Challenges we ran into

Integrating multiple moving parts with real-time simulation, Supabase writes, and agent communication was the biggest challenge. Getting the MCP server to reliably proxy Supabase queries while agents made decisions asynchronously required careful schema and connection design.

Accomplishments that we're proud of

We’re proud that Agent Exchange feels like a functioning micro-economy with autonomous entities trading in a believable market with live data and visualization. We built an entire infrastructure: backend, frontend, MCP integration, and AI agents, all within a short hackathon window.

What we learned

We learned how to orchestrate multiple AI and data systems together, real-time backends, Supabase storage, and standardized MCP interfaces. Building the MCP server taught us the power of standardized tool protocols for AI interoperability. We also gained a deeper understanding of how to simulate stochastic processes like Brownian motion and how agent-based modeling can reveal emergent market behavior. Most importantly, we realized that even simple agents can display surprisingly complex dynamics when given access to a live market and a consistent feedback loop.
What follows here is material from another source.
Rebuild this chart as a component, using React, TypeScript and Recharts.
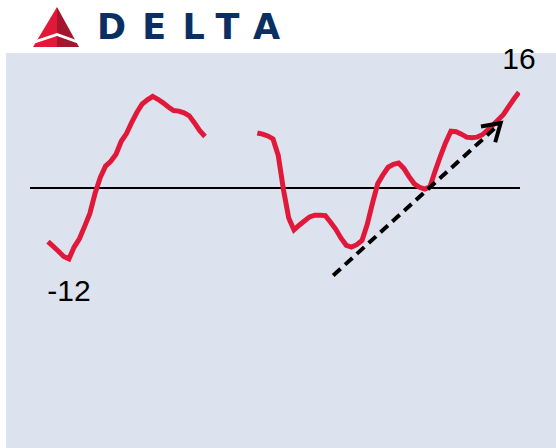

What's next for Agent Exchange

Next, we plan to extend the simulation into a true multi-agent economy with richer instruments and adaptive learning. We’ll add reinforcement-learning-driven agents, integrate more realistic news/event data streams, and open APIs for external developers to deploy their own trading bots. On the infrastructure side, we’ll refine the MCP layer for interoperability and explore compliance-safe ways to bridge this simulated environment with real market APIs. Our goal is to evolve Agent Exchange into a foundation/infrastructure for AI-native finance, a place where autonomous systems can safely learn, test, and eventually transact.